Funny that, huh? I’ll entertain the thought of $140 shoes (well, honestly, more than entertain), I will pay $25 to enter a Thanksgiving Turkey Trot, but suggest a training plan that asks me to pony up only a bit more than the Turkey Trot entry fee over the course of a year and my immediate response is to click away so fast you’d think midget porn had appeared on my screen. Moving on.

Next on my list to think about: the cool folks at Cool Running who gave us the Couch to 5K concept. If it weren’t for them, I don’t think I would be running today, to be honest, because I never thought I could run any substantial distance, and lo and behold after struggling through all those 60 second bits of running interspersed with walking, suddenly it’s 3 miles and I’m surprised I’m done. So what sayeth the Cool Runners?

Hmmm. First off, I’m seeing language I don’t quite know what to do with. 800m runs? Fartleks? Various paces? 4M? 5M? The education curve is too high.
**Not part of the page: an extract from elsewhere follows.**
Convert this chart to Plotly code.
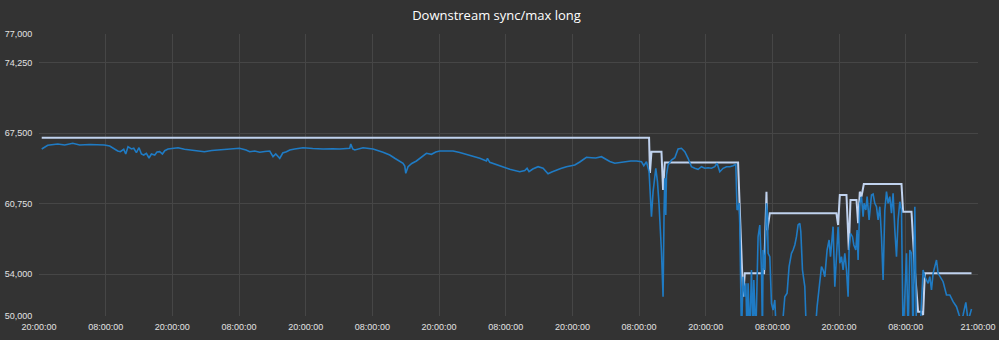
import pandas as pd
import plotly.graph_objects as go

START = pd.Timestamp("2021-03-01 20:00:00")

# hours since START, and downstream values
sync_hours = [0.49, 1.57, 3.37, 4.63, 6.07, 7.33, 9.13, 11.77, 12.73, 14.17, 14.65, 15.25, 15.61, 16.02, 16.63,
              17.05, 17.53, 18.0, 18.43, 18.85, 19.33, 19.8, 20.23, 20.83, 21.24, 21.73, 22.21, 22.63, 23.22,
              24.07, 25.02, 26.17, 27.13, 28.33, 29.77, 31.09, 32.53, 33.97, 35.05, 36.07, 37.26, 37.93, 38.83,
              39.73, 40.63, 41.53, 42.12, 42.61, 43.33, 43.87, 44.53, 45.13, 46.03, 47.52, 49.27, 51.12, 52.87,
              54.13, 55.93, 56.11, 56.47, 56.83, 58.32, 60.12, 61.92, 63.13, 64.03, 64.93, 65.52, 65.83, 66.01,
              66.42, 67.09, 67.93, 68.71, 69.73, 70.63, 71.41, 72.13, 73.93, 74.52, 75.73, 76.93, 78.07, 79.33,
              80.53, 80.71, 81.13, 82.93, 84.73, 86.53, 87.43, 87.84, 88.2, 88.87, 89.82, 90.72, 91.62, 92.29,
              93.13, 93.91, 94.93, 96.43, 97.33, 98.53, 99.43, 100.21, 101.23, 102.13, 102.73, 103.63, 104.53,
              105.73, 106.51, 107.53, 108.43, 108.85, 109.33, 109.8, 110.23, 110.52, 111.01, 111.31, 111.6,
              112.03, 112.32, 112.5, 112.63, 112.81, 112.93, 113.22, 113.83, 114.43, 115.02, 115.63, 116.23,
              116.82, 117.43, 118.03, 118.62, 119.23, 119.83, 120.42, 121.03, 121.63, 122.04, 122.53, 123.12,
              123.73, 124.33, 124.92, 125.41, 125.64, 125.82, 126.0, 126.13, 126.43, 126.72, 127.03, 127.21,
              127.44, 127.62, 127.93, 128.23, 128.52, 128.65, 129.01, 129.42, 129.73, 130.03, 130.21, 130.32,
              130.63, 130.93, 131.11, 131.22, 131.53, 131.83, 132.12, 132.43, 132.73, 133.63, 134.23, 134.64,
              135.0, 135.43, 135.72, 136.03, 136.33, 136.62, 136.93, 137.11, 137.41, 137.65, 137.83, 138.13,
              139.63, 140.04, 140.4, 140.83, 141.12, 141.43, 141.84, 142.2, 142.45, 142.63, 142.92, 143.23,
              143.41, 143.64, 143.82, 144.13, 144.43, 144.72, 145.03, 145.33, 145.62, 145.8, 146.05, 146.41,
              146.65, 147.01, 147.24, 147.42, 147.73, 148.03, 148.32, 148.5, 148.81, 149.04, 149.4, 149.83,
              150.12, 150.43, 150.73, 151.02, 151.33, 151.63, 151.92, 152.23, 152.53, 152.82, 153.13, 153.43,
              153.72, 154.03, 154.33, 154.62, 154.93, 155.23, 155.52, 155.83, 156.13, 156.42, 156.73, 157.03,
              157.32, 157.63, 157.93, 158.53, 159.12, 159.43, 159.73, 160.02, 160.33, 160.63, 160.92, 161.23,
              161.53, 161.82, 162.13, 162.72, 163.33, 163.93, 164.52, 165.13, 165.6, 166.03, 166.32, 166.81,
              167.22, 167.83]
sync_values = [65990, 66344, 66468, 66373, 66536, 66373, 66420, 66373, 66277, 65798, 65731, 65961, 65511, 66210,
               65990, 66057, 65636, 66114, 65511, 65415, 65578, 65128, 65511, 65415, 65702, 65731, 65511, 65827,
               65990, 66057, 66114, 65961, 65894, 65827, 65731, 65846, 65894, 65990, 66038, 66057, 65894, 65731,
               65798, 65674, 65750, 65798, 65253, 65511, 65100, 65607, 65731, 65894, 65990, 66114, 66038, 65990,
               66019, 65990, 66057, 66468, 65990, 65894, 66114, 65990, 65674, 65415, 65100, 64841, 64621, 64362,
               63663, 64296, 64602, 64841, 65128, 65578, 65483, 65702, 65798, 65750, 65798, 65655, 65483, 65320,
               65100, 64841, 65100, 64717, 64411, 64047, 63817, 63932, 64143, 63817, 64076, 64296, 64143, 63626,
               63788, 63979, 64123, 64296, 64458, 64745, 65195, 65157, 65128, 65253, 64937, 64793, 64621, 64698,
               64774, 64841, 64841, 64774, 64391, 64774, 63816, 59508, 61901, 64142, 62859, 60628, 56157, 51849,
               59987, 63185, 59671, 63500, 64458, 64936, 65157, 65990, 66057, 65731, 65100, 64296, 64142, 64047,
               64296, 64142, 64200, 64142, 64296, 64621, 63816, 64142, 64296, 64296, 64391, 64525, 60150, 60312,
               60820, 58714, 48000, 53764, 51849, 53132, 48000, 53132, 48000, 54406, 48000, 53448, 48000, 57593,
               58713, 54405, 48000, 56320, 54405, 60791, 59834, 56004, 55679, 51217, 50575, 51533, 48000, 48000,
               51849, 52174, 54721, 56004, 56320, 56799, 57593, 58713, 58876, 58072, 54405, 53448, 52807, 48000,
               48000, 50892, 52807, 54721, 54405, 53764, 56320, 57278, 55679, 56799, 58551, 52807, 54405, 56320,
               58551, 55047, 55679, 54405, 56004, 54405, 51849, 56320, 57919, 57593, 56799, 56320, 58235, 55363,
               60791, 61423, 59508, 60791, 60150, 61423, 59192, 61586, 61681, 60791, 60466, 59192, 60466, 57593,
               53448, 60150, 61902, 60791, 61423, 59834, 61748, 58235, 55679, 59192, 60944, 60150, 48000, 51849,
               56004, 48000, 56320, 56004, 48000, 60466, 48000, 48000, 54405, 53764, 53448, 53132, 53764, 52490,
               54089, 54721, 55363, 54089, 53764, 53285, 52012, 52012, 51370, 50892, 50097, 49500, 50097, 51312,
               49500, 50669]

max_hours = [0.49, 109.8, 109.96, 110.23, 112.03, 112.32, 112.63, 125.82, 126.13, 126.72, 127.03, 130.5, 130.93,
             131.07, 131.53, 143.52, 143.82, 144.13, 145.33, 145.75, 146.05, 147.13, 147.42, 147.73, 148.03,
             148.45, 155.23, 155.52, 157.03, 157.63, 158.22, 158.83, 159.12, 159.43, 167.83]
max_values = [67072, 67072, 63692, 65732, 65732, 62064, 64700, 64700, 60150, 51849, 54089, 54089, 61902, 58235,
              59834, 59834, 58713, 61586, 61586, 56320, 61107, 61107, 58876, 61902, 61423, 62639, 62639, 59987,
              59987, 54405, 50413, 50413, 50097, 54089, 54089]

y_ticks = [50000, 54000, 60750, 67500, 74250, 77000]
x_tick_hours = [0, 12, 24, 36, 48, 60, 72, 84, 96, 108, 120, 132, 144, 156, 169]

to_time = lambda hs: [START + pd.Timedelta(hours=h) for h in hs]
x_tick_vals = to_time(x_tick_hours)
x_tick_text = [t.strftime("%H:%M:%S") for t in x_tick_vals]

BG = "#333333"
GRID = "#464646"
TXT = "#e2e2e2"

fig = go.Figure()
fig.add_trace(go.Scatter(x=to_time(max_hours), y=max_values, mode="lines",
                         line=dict(color="#c0d2ee", width=2), showlegend=False, hoverinfo="skip"))
fig.add_trace(go.Scatter(x=to_time(sync_hours), y=sync_values, mode="lines",
                         line=dict(color="#1f7bc4", width=1.6), showlegend=False))

fig.update_layout(
    width=999, height=340,
    paper_bgcolor=BG, plot_bgcolor=BG,
    margin=dict(l=39, r=21, t=34, b=24, autoexpand=False),
    title=dict(text="Downstream sync/max long", x=0.497, xanchor="center", y=0.955, yanchor="middle",
               font=dict(family="Open Sans", size=13, color="#ffffff")),
    font=dict(family="Liberation Sans, Arial", size=9, color=TXT),
    xaxis=dict(range=[START, START + pd.Timedelta(hours=169)], tickmode="array", automargin=False,
               tickvals=x_tick_vals, ticktext=x_tick_text, showgrid=True, gridcolor=GRID, gridwidth=1,
               zeroline=False, showline=False, ticks="outside", ticklen=2, tickcolor=BG,
               tickfont=dict(size=9, color=TXT)),
    yaxis=dict(range=[50000, 77000], tickmode="array", tickvals=y_ticks, automargin=False,
               ticktext=[f"{v:,}" for v in y_ticks], showgrid=True, gridcolor=GRID, gridwidth=1,
               zeroline=False, showline=False, ticks="outside", ticklen=4, tickcolor=BG,
               tickfont=dict(size=9, color=TXT)),
)

fig.write_html("out.html")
I’m still trying to figure out how to manage fitting all this running into a schedule that’s admittedly pretty open, when compared with that of the standard 9-5 job (which is no longer standard, is no longer 9-5, and for many is no longer the only job they have – FEEL THE BERN).
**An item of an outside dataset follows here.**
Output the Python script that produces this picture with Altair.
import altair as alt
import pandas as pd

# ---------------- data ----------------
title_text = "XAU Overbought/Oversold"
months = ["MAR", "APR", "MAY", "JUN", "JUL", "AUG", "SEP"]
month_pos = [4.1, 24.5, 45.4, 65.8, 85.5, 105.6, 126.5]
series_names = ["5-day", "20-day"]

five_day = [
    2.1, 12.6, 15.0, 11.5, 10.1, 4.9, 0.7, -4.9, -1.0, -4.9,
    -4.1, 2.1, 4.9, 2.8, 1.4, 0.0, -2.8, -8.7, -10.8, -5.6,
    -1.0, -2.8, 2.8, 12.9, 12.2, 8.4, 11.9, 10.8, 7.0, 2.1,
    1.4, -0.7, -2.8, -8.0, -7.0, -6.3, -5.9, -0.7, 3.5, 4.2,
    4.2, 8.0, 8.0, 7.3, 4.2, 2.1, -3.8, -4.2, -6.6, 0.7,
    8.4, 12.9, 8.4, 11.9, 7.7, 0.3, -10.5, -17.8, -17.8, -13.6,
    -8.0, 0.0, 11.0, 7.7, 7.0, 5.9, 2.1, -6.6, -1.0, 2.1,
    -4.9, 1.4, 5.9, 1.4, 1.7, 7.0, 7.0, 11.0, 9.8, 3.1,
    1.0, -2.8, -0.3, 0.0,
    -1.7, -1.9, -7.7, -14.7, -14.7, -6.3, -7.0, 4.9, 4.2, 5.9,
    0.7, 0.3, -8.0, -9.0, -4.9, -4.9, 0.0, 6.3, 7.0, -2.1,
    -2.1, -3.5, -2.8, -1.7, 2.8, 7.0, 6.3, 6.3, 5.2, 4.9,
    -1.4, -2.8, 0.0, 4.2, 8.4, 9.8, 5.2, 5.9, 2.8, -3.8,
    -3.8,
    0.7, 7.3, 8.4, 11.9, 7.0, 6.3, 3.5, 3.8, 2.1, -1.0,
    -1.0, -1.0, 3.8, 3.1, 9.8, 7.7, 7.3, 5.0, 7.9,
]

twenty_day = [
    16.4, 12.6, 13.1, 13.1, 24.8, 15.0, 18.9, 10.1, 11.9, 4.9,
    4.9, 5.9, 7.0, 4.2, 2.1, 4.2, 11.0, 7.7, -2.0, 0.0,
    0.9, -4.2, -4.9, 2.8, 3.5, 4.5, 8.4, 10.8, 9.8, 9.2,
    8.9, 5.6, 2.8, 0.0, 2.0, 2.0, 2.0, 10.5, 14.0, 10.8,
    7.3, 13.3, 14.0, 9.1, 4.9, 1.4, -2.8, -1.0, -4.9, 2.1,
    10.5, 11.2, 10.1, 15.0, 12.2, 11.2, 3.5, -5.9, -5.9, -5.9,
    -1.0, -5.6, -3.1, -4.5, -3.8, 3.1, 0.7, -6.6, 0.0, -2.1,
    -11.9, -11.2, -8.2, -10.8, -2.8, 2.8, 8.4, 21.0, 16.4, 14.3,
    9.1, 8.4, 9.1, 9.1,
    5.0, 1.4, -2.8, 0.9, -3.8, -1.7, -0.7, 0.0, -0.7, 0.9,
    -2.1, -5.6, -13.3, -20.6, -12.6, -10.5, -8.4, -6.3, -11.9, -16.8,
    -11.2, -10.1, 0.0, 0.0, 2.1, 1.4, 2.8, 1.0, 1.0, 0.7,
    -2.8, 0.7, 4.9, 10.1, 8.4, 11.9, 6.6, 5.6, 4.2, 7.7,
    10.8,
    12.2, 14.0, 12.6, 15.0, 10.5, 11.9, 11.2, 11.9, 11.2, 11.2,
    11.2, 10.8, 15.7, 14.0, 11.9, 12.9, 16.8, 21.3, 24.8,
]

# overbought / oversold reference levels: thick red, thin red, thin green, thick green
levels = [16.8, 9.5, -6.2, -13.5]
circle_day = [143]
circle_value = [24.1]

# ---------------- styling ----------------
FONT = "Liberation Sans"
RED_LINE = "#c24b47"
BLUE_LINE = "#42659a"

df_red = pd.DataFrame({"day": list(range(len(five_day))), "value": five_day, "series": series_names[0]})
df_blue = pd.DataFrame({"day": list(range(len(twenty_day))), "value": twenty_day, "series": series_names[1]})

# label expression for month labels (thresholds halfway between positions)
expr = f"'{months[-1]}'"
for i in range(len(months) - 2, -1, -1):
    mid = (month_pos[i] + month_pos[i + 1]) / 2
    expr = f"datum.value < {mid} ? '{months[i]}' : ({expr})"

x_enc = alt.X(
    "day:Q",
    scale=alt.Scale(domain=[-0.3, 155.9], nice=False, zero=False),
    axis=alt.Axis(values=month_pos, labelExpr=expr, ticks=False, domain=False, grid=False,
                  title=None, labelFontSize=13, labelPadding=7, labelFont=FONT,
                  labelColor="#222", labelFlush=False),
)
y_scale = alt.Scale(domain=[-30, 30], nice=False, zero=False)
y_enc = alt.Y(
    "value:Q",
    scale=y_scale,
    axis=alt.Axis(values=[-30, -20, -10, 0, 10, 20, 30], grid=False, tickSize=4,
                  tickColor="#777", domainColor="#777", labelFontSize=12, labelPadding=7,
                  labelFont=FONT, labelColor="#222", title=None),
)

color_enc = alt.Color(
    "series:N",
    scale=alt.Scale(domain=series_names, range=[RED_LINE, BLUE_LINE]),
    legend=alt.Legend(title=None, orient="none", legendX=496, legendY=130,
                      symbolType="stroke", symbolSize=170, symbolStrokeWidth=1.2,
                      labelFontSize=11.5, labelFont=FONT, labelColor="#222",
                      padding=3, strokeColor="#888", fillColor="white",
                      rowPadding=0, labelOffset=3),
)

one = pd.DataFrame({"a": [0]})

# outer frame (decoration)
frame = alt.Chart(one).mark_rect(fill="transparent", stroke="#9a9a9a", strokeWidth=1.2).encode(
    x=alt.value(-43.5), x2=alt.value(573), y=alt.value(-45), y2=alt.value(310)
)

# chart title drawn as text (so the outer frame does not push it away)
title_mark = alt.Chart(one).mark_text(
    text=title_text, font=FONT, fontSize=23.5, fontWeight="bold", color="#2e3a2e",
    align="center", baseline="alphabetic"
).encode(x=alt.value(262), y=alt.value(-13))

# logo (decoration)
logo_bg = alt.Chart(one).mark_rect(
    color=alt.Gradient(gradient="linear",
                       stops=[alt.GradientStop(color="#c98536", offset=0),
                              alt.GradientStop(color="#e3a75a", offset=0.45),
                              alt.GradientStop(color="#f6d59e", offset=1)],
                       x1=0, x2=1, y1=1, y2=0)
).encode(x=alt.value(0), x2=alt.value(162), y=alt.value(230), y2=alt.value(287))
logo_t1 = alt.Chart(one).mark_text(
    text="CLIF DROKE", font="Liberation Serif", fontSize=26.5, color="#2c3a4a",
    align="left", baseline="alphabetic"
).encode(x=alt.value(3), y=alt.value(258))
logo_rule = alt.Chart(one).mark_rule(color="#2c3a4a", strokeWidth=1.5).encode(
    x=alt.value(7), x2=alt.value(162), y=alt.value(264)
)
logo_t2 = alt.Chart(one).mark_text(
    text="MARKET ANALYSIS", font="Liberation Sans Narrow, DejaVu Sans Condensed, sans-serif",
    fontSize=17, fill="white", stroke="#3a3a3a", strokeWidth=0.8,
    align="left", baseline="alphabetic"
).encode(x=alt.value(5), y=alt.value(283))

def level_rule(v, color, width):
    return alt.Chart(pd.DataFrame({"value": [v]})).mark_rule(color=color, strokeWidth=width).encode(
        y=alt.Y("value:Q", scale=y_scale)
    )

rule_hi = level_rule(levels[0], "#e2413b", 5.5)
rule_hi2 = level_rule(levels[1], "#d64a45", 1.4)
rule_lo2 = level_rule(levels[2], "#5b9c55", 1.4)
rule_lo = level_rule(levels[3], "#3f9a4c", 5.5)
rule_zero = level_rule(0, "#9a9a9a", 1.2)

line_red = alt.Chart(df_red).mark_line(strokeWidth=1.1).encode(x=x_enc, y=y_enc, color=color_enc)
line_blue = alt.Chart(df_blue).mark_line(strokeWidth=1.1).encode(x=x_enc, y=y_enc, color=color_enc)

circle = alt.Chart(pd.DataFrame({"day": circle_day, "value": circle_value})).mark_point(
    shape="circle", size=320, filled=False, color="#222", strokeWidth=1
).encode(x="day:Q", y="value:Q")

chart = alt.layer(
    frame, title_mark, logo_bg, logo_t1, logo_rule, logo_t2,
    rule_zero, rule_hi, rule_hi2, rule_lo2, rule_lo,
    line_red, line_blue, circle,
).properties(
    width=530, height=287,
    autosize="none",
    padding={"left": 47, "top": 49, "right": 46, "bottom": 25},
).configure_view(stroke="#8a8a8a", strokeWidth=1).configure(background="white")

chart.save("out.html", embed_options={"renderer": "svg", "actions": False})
Hal’s looking a lot better just from the standpoint of ease in understanding. I’m not a novice when it comes to running, or training plans (I do know what a fartlek is, for one thing) but I figure that if it’s going to be hard going to do the actual training itself, I don’t need to struggle to translate the training plan. So Hal it is.

Another question: how do I go about upping Straxi’s miles? I guess the same way? She can hardly cross train, really, at least not with me. Although she will be doing a lot that I’m not (like a lot of jumping, sprinting, wrestling, etc.) so I guess her cross training is just of a different nature than mine, but it’s still there.
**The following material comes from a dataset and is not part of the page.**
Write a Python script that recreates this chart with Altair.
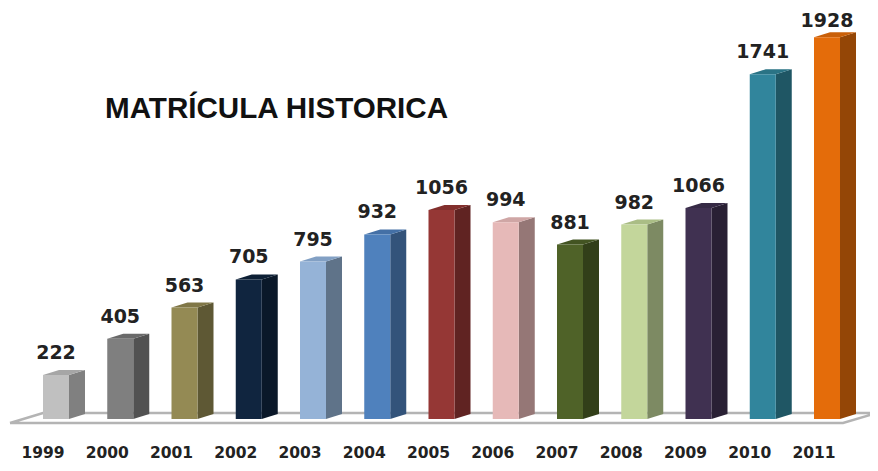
import altair as alt
import pandas as pd

years = [1999, 2000, 2001, 2002, 2003, 2004, 2005, 2006, 2007, 2008, 2009, 2010, 2011]
values = [222, 405, 563, 705, 795, 932, 1056, 994, 881, 982, 1066, 1741, 1928]
front_colors = ["#c0c0c0", "#7f7f7f", "#948a54", "#10253f", "#95b3d7", "#4f81bd", "#953735",
                "#e6b9b8", "#4f6228", "#c3d69b", "#403151", "#31859c", "#e46c0a"]
side_colors = ["#808080", "#525252", "#5e5834", "#0a1829", "#5f7389", "#33537a", "#602322",
               "#957776", "#323f19", "#7d8a63", "#292034", "#1f5664", "#944606"]
top_colors = ["#a6a6a6", "#6a6a6a", "#807747", "#0d1f35", "#82a0c4", "#4470a6", "#822f2d",
              "#cfa6a5", "#435422", "#aabd85", "#362a45", "#2a7385", "#c95f08"]

PX_X = 64.25          # pixels per year step
PX_Y = 0.198          # pixels per unit
W, H = 862, 455
x0 = 1999 - (56 - 8) / PX_X
y0 = -(8 + H - 419) / PX_Y
x_dom = [x0, x0 + W / PX_X]
y_dom = [y0, y0 + H / PX_Y]
half = 13 / PX_X
dx = 16 / PX_X
dy = 5 / PX_Y

xs = alt.Scale(domain=x_dom, nice=False, zero=False)
ys = alt.Scale(domain=y_dom, nice=False, zero=False)
X = alt.X("x:Q", scale=xs, axis=None)
Y = alt.Y("y:Q", scale=ys, axis=None, stack=None)
Y2 = alt.Y2("y2:Q")

front, side, top = [], [], []
for yr, v in zip(years, values):
    l, r = yr - half, yr + half
    front.append(dict(year=yr, x=l, x2=r, y=v, y2=0))
    side += [dict(year=yr, x=r, y=v, y2=0), dict(year=yr, x=r + dx, y=v + dy, y2=dy)]
    top += [dict(year=yr, x=l, y=v, y2=v), dict(year=yr, x=l + dx, y=v + dy, y2=v),
            dict(year=yr, x=r, y=v + dy, y2=v), dict(year=yr, x=r + dx, y=v + dy, y2=v + dy)]

def col(rng):
    return alt.Color("year:O", scale=alt.Scale(domain=years, range=rng), legend=None)

fl, fr = 1999 - 46 / PX_X, 1999 + (843 - 56) / PX_X
bl, br = 1999 - 13 / PX_X, 1999 + (877 - 56) / PX_X
fy, by = -4 / PX_Y, 6 / PX_Y
floor_outline = pd.DataFrame(dict(x=[fl, fr, br, bl, fl], y=[fy, fy, by, by, fy], o=[0, 1, 2, 3, 4]))

outline = alt.Chart(floor_outline).mark_line(color="#b4b4b4", strokeWidth=2.5).encode(
    x=X, y=Y, order="o:Q")
side_l = alt.Chart(pd.DataFrame(side)).mark_area(interpolate="linear", opacity=1).encode(
    x=X, y=Y, y2=Y2, color=col(side_colors), detail="year:O")
top_l = alt.Chart(pd.DataFrame(top)).mark_area(interpolate="linear", opacity=1).encode(
    x=X, y=Y, y2=Y2, color=col(top_colors), detail="year:O")
front_l = alt.Chart(pd.DataFrame(front)).mark_rect().encode(
    x=X, x2=alt.X2("x2:Q"), y=Y, y2=Y2, color=col(front_colors))

lab = pd.DataFrame(dict(x=years, y=values, t=[str(v) for v in values], yr=[str(y) for y in years]))
val_font = dict(font="DejaVu Sans", fontSize=19, fontWeight="bold", color="#222222", baseline="alphabetic")
val_l = alt.Chart(lab[lab.x < 2011]).mark_text(dy=-16, **val_font).encode(x=X, y=Y, text="t:N")
val_last = alt.Chart(lab[lab.x == 2011]).mark_text(dy=-10, **val_font).encode(x=X, y=Y, text="t:N")
year_l = alt.Chart(lab.assign(y=y0)).mark_text(
    font="DejaVu Sans", fontSize=15.5, fontWeight="bold", color="#222222",
    baseline="alphabetic", dx=-13, dy=-5).encode(x=X, y=Y, text="yr:N")
title_l = alt.Chart(pd.DataFrame(dict(t=["MATRÍCULA HISTORICA"]))).mark_text(
    font="Liberation Sans", fontSize=29.6, fontWeight="bold", color="#111111",
    align="left", baseline="alphabetic").encode(x=alt.value(97), y=alt.value(110), text="t:N")

chart = alt.layer(outline, side_l, top_l, front_l, val_l, val_last, year_l, title_l).resolve_scale(
    color="independent"
).properties(
    width=W, height=H, padding=0, background="white",
    autosize=alt.AutoSizeParams(type="none", contains="padding")
).configure_view(stroke=None)
chart.save("out.html", embed_options={"renderer": "svg", "actions": False})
Well. So now THAT’S sorted. Oh wait…when the hell am I actually going to do this thing? Let’s think about that.

So Monday is fine: I have access to the gym, I’m off work, not a deal. Tuesdays are ok too, in that I’m home by 4ish. Wednesday is a bit of a bother, since I go in around lunch and don’t get home until 10. So ostensibly I could train before I left for the day. That makes for a very long day. Thursday is the same as Tuesday, and Friday is one class only, so…why am I wrestling with this again?